**Work to do**
Write out each line of the listing as it stands, without the images.

**Data extract**
>>>

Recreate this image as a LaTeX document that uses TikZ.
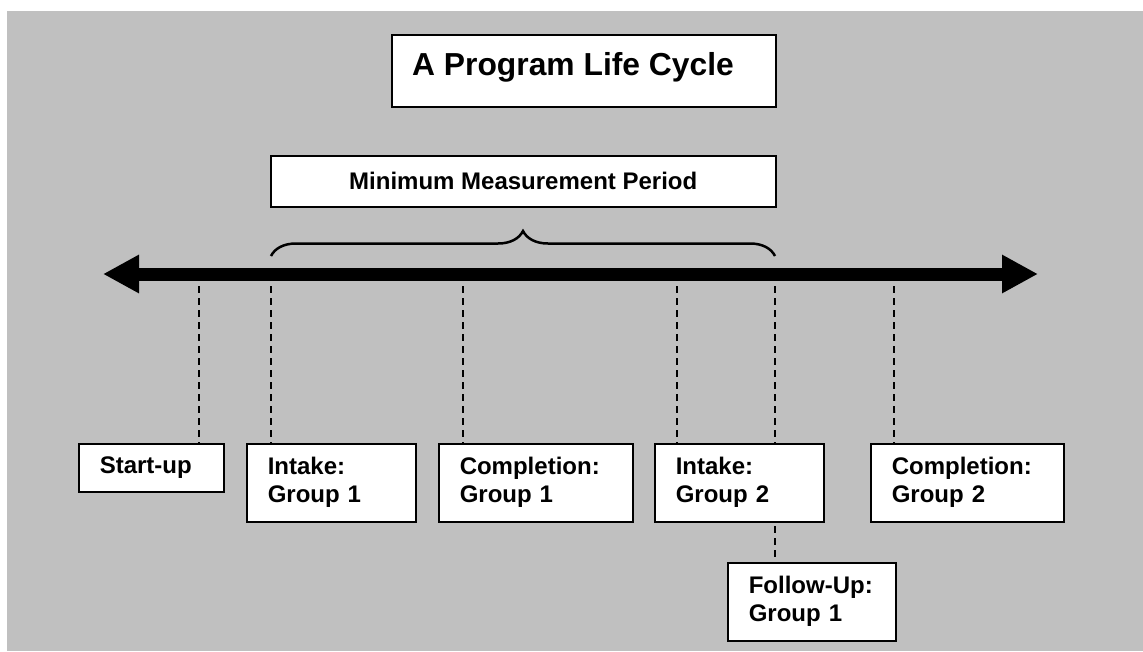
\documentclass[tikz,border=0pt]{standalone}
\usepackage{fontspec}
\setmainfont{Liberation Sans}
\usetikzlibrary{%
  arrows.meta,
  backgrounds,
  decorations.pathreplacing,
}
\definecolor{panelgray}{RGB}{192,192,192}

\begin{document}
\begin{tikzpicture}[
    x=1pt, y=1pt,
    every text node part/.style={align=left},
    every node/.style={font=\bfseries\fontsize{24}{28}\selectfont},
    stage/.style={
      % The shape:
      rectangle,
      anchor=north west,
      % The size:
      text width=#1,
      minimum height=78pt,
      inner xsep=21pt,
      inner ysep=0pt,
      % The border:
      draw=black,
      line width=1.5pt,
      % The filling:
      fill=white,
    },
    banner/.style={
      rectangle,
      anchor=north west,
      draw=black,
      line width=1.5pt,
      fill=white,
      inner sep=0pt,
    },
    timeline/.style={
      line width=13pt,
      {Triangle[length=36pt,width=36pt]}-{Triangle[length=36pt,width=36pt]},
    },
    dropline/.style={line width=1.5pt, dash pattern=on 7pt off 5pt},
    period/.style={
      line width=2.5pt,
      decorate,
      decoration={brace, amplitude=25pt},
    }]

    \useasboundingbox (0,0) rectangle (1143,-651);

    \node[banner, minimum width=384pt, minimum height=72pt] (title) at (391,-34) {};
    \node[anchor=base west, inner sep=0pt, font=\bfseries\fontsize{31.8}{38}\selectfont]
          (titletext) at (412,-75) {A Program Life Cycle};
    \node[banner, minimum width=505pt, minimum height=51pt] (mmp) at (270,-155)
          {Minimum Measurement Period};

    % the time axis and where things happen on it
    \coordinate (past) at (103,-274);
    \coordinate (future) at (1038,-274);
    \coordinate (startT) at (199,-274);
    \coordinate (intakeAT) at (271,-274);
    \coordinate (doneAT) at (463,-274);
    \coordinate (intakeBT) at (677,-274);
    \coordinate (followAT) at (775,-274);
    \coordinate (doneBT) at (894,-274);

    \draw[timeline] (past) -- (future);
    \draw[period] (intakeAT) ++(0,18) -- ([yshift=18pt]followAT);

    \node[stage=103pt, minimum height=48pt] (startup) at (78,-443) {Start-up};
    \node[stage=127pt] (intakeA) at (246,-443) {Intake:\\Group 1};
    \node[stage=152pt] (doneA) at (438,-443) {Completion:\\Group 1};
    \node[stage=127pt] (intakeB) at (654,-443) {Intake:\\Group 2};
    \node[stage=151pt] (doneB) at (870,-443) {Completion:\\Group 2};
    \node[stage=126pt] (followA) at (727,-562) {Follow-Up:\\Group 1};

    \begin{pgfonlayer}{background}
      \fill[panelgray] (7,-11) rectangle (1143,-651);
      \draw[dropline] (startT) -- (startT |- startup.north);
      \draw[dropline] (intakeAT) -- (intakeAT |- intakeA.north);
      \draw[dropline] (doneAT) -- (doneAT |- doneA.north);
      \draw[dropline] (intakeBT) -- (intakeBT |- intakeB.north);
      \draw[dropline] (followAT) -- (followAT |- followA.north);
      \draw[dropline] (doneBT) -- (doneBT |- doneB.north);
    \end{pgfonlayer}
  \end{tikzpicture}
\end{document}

<<<

**Solved exercise**
Recreate this image as a LaTeX document that uses TikZ.
\documentclass[tikz,border=0pt]{standalone}
\usepackage{fontspec}
\setmainfont{Liberation Sans}
\usetikzlibrary{%
  arrows.meta,
  backgrounds,
  decorations.pathreplacing,
}
\definecolor{panelgray}{RGB}{192,192,192}

\begin{document}
\begin{tikzpicture}[
    x=1pt, y=1pt,
    every text node part/.style={align=left},
    every node/.style={font=\bfseries\fontsize{24}{28}\selectfont},
    stage/.style={
      % The shape:
      rectangle,
      anchor=north west,
      % The size:
      text width=#1,
      minimum height=78pt,
      inner xsep=21pt,
      inner ysep=0pt,
      % The border:
      draw=black,
      line width=1.5pt,
      % The filling:
      fill=white,
    },
    banner/.style={
      rectangle,
      anchor=north west,
      draw=black,
      line width=1.5pt,
      fill=white,
      inner sep=0pt,
    },
    timeline/.style={
      line width=13pt,
      {Triangle[length=36pt,width=36pt]}-{Triangle[length=36pt,width=36pt]},
    },
    dropline/.style={line width=1.5pt, dash pattern=on 7pt off 5pt},
    period/.style={
      line width=2.5pt,
      decorate,
      decoration={brace, amplitude=25pt},
    }]

    \useasboundingbox (0,0) rectangle (1143,-651);

    \node[banner, minimum width=384pt, minimum height=72pt] (title) at (391,-34) {};
    \node[anchor=base west, inner sep=0pt, font=\bfseries\fontsize{31.8}{38}\selectfont]
          (titletext) at (412,-75) {A Program Life Cycle};
    \node[banner, minimum width=505pt, minimum height=51pt] (mmp) at (270,-155)
          {Minimum Measurement Period};

    % the time axis and where things happen on it
    \coordinate (past) at (103,-274);
    \coordinate (future) at (1038,-274);
    \coordinate (startT) at (199,-274);
    \coordinate (intakeAT) at (271,-274);
    \coordinate (doneAT) at (463,-274);
    \coordinate (intakeBT) at (677,-274);
    \coordinate (followAT) at (775,-274);
    \coordinate (doneBT) at (894,-274);

    \draw[timeline] (past) -- (future);
    \draw[period] (intakeAT) ++(0,18) -- ([yshift=18pt]followAT);

    \node[stage=103pt, minimum height=48pt] (startup) at (78,-443) {Start-up};
    \node[stage=127pt] (intakeA) at (246,-443) {Intake:\\Group 1};
    \node[stage=152pt] (doneA) at (438,-443) {Completion:\\Group 1};
    \node[stage=127pt] (intakeB) at (654,-443) {Intake:\\Group 2};
    \node[stage=151pt] (doneB) at (870,-443) {Completion:\\Group 2};
    \node[stage=126pt] (followA) at (727,-562) {Follow-Up:\\Group 1};

    \begin{pgfonlayer}{background}
      \fill[panelgray] (7,-11) rectangle (1143,-651);
      \draw[dropline] (startT) -- (startT |- startup.north);
      \draw[dropline] (intakeAT) -- (intakeAT |- intakeA.north);
      \draw[dropline] (doneAT) -- (doneAT |- doneA.north);
      \draw[dropline] (intakeBT) -- (intakeBT |- intakeB.north);
      \draw[dropline] (followAT) -- (followAT |- followA.north);
      \draw[dropline] (doneBT) -- (doneBT |- doneB.north);
    \end{pgfonlayer}
  \end{tikzpicture}
\end{document}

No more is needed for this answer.